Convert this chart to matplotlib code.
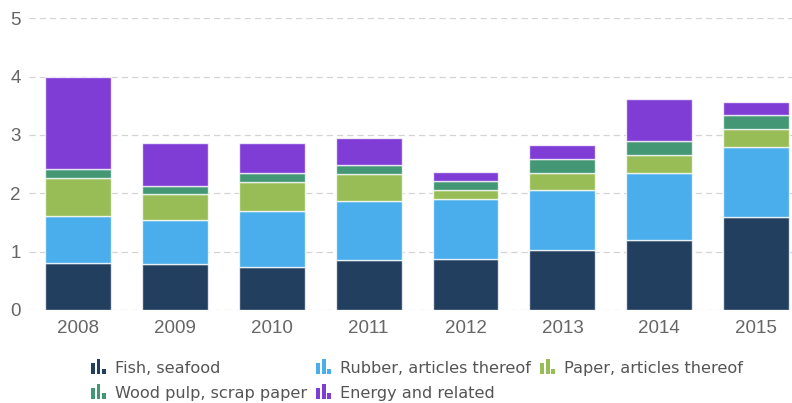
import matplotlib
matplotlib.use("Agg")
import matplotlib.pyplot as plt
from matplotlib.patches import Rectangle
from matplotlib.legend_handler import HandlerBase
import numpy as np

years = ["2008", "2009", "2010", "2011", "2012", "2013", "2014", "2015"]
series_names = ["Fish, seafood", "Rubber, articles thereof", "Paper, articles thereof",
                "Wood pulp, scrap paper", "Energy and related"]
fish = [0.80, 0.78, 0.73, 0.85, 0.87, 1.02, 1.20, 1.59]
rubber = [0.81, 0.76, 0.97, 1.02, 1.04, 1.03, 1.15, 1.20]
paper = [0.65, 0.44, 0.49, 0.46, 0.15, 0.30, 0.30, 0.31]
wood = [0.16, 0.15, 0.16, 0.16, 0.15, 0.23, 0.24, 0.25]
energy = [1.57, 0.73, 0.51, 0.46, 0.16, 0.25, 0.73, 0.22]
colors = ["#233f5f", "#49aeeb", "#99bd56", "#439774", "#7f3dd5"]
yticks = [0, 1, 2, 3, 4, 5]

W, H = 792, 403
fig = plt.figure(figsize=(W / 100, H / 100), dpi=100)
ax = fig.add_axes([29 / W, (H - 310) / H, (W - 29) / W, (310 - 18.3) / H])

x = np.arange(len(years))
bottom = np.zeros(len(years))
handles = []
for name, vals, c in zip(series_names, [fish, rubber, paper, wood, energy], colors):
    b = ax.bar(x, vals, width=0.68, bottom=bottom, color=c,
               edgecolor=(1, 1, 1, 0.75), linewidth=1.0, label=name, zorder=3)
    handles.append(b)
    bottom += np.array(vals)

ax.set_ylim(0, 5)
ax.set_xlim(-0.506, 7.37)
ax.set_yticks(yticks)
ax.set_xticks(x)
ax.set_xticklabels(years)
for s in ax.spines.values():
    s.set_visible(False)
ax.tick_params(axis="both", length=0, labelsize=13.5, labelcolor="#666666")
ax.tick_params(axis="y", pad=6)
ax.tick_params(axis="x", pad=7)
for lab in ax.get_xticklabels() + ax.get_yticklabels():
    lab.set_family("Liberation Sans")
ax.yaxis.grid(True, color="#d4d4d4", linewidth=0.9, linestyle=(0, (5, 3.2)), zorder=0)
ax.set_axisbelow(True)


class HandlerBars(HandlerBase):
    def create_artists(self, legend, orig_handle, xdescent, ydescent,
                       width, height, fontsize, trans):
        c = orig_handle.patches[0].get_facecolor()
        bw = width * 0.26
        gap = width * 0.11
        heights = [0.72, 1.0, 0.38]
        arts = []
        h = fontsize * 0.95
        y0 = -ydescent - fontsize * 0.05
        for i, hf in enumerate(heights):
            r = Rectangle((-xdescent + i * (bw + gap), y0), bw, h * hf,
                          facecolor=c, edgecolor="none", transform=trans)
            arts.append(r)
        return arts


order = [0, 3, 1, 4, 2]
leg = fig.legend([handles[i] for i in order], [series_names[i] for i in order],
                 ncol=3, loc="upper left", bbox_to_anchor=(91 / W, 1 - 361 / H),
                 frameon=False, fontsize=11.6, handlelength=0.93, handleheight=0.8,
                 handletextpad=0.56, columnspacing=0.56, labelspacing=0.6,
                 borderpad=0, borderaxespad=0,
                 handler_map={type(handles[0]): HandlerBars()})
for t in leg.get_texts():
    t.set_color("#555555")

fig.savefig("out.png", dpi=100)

----

Do this
Repeat only the lines between the start of the data and the line with "import numpy as np", including those two lines, and skip the pictures.

Result of this exercise
Convert this chart to matplotlib code.
import matplotlib
matplotlib.use("Agg")
import matplotlib.pyplot as plt
from matplotlib.patches import Rectangle
from matplotlib.legend_handler import HandlerBase
import numpy as np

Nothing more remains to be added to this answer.